* Short problem: Copy out exactly the lines from the first line of the material below through the line containing "plt.rcParams['font.family'] = ['Liberation", and nothing beyond them.

* Figure scripts:
§

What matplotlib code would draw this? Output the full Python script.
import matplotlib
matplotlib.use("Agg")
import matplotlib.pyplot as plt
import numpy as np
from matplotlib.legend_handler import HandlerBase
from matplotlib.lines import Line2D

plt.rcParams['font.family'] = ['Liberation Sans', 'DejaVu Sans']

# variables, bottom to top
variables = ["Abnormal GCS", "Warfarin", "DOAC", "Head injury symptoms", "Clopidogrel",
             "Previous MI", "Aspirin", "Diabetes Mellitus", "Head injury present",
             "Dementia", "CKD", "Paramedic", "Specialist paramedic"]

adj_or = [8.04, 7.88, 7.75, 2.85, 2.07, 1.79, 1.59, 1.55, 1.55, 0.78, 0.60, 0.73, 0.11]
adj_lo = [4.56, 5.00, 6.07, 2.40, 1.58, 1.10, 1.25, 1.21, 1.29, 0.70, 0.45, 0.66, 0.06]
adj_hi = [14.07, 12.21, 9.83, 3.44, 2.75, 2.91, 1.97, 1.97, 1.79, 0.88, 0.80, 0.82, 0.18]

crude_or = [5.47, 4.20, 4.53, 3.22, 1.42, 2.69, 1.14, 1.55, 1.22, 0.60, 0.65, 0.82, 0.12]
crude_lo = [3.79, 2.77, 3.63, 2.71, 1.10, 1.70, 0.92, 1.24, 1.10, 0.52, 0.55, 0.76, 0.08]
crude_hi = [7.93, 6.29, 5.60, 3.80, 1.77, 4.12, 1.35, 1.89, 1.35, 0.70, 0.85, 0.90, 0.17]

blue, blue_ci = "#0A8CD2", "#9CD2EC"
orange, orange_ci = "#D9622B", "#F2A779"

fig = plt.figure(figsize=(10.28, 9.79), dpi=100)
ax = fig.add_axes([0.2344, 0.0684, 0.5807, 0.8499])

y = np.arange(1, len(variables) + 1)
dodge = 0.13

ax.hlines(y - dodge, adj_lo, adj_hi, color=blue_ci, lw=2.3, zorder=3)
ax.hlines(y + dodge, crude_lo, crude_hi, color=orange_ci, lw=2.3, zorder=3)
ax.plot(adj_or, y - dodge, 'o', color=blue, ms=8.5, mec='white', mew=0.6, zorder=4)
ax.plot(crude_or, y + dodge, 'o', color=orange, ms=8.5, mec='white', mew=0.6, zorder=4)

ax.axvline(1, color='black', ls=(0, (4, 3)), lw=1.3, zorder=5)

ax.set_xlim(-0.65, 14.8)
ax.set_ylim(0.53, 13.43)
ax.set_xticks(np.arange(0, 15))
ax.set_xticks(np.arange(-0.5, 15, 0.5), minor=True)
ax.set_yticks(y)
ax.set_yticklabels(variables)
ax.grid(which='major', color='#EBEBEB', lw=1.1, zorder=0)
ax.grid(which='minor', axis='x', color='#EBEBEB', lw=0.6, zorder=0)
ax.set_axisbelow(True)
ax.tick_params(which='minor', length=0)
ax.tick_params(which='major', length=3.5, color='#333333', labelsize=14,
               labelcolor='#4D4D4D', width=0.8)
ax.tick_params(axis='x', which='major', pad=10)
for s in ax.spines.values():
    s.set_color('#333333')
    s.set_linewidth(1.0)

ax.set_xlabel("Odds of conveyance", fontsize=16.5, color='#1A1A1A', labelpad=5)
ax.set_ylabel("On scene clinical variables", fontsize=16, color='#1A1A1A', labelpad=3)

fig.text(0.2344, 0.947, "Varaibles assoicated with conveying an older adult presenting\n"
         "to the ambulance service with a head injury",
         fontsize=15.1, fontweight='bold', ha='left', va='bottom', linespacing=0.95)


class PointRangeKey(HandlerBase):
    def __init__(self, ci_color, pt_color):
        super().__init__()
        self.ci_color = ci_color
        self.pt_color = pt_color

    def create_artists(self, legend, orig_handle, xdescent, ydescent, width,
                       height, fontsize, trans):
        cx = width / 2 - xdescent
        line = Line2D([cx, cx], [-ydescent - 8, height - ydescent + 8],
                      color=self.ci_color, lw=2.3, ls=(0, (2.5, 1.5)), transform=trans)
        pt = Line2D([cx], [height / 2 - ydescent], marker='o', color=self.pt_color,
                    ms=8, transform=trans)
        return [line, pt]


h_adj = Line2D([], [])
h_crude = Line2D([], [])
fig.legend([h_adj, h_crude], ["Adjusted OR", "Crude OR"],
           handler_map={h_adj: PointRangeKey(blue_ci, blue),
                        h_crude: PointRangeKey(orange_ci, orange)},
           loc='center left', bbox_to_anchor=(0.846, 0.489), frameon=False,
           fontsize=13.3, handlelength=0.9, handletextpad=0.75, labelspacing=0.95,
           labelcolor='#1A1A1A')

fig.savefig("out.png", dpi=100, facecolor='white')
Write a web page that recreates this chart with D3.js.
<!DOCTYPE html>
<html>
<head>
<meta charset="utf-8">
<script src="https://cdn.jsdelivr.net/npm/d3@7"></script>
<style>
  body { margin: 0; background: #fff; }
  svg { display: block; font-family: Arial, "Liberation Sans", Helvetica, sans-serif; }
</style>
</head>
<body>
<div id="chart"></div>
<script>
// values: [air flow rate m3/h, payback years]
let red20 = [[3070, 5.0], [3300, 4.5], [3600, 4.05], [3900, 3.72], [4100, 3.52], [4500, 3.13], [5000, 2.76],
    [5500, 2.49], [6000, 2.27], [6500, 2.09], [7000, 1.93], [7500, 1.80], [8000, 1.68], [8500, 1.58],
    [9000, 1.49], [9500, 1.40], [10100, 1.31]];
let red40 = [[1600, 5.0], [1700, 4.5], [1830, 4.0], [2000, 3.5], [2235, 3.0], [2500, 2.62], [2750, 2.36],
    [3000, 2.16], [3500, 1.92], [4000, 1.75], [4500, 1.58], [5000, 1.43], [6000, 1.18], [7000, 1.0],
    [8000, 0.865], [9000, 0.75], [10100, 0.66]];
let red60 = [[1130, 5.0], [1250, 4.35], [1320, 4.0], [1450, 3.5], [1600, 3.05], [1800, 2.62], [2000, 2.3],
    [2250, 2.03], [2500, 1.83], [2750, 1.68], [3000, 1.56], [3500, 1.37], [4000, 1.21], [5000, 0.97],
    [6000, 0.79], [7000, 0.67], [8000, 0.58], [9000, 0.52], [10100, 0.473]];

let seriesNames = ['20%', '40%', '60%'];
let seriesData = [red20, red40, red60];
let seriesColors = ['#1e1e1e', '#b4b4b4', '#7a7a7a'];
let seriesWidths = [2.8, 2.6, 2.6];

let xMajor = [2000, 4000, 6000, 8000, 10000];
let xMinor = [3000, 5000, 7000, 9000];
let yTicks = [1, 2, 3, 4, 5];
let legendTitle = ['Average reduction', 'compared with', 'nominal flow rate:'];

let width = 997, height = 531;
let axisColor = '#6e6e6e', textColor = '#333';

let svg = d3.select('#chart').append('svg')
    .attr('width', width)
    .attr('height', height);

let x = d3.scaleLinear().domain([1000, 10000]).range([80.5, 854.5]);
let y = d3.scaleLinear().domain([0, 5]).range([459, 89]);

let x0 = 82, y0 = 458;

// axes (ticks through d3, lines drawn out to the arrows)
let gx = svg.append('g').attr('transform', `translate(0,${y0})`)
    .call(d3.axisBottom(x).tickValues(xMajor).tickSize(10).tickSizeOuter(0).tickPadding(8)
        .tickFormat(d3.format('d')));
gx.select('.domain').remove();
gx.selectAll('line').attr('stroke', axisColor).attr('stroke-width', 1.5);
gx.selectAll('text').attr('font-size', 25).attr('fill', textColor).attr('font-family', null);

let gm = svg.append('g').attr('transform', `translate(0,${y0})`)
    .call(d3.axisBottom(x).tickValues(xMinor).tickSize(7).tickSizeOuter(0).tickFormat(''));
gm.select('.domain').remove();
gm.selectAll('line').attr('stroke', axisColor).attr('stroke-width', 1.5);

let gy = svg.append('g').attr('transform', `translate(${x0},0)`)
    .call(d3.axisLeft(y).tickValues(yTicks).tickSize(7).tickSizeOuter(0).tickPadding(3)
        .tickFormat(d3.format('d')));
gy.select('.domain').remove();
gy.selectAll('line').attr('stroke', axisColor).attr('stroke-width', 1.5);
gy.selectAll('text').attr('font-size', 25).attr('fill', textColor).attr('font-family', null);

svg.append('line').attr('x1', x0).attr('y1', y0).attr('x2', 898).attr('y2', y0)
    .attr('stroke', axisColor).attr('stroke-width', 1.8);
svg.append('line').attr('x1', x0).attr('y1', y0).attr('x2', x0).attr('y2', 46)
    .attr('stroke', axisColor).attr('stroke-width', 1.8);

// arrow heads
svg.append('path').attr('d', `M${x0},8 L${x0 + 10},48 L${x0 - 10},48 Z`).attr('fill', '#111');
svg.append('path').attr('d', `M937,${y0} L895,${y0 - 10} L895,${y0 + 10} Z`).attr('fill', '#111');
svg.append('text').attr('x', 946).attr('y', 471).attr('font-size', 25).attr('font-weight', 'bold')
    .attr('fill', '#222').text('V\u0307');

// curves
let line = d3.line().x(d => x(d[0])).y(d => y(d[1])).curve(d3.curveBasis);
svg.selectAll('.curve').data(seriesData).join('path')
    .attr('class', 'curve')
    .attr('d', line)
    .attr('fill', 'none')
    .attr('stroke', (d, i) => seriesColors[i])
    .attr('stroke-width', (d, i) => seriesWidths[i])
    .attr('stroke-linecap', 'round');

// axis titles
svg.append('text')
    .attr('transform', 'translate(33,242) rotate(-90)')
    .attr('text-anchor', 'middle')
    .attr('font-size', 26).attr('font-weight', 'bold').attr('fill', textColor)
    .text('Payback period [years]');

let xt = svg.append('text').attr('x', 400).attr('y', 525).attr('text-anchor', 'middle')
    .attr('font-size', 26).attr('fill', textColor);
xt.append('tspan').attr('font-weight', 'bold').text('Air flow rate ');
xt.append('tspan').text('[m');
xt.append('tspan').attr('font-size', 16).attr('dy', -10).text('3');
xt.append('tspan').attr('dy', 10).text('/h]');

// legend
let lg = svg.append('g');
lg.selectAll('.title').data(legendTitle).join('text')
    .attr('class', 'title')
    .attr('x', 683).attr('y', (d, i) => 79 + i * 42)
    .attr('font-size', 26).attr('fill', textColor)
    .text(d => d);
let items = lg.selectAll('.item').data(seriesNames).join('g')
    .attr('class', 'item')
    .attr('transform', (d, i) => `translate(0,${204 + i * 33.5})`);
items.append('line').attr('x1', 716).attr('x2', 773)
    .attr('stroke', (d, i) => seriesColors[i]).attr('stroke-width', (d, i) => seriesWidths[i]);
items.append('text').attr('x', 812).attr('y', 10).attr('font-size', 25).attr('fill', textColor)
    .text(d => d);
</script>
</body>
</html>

§

* Response to the task:
What matplotlib code would draw this? Output the full Python script.
import matplotlib
matplotlib.use("Agg")
import matplotlib.pyplot as plt
import numpy as np
from matplotlib.legend_handler import HandlerBase
from matplotlib.lines import Line2D

plt.rcParams['font.family'] = ['Liberation Sans', 'DejaVu Sans']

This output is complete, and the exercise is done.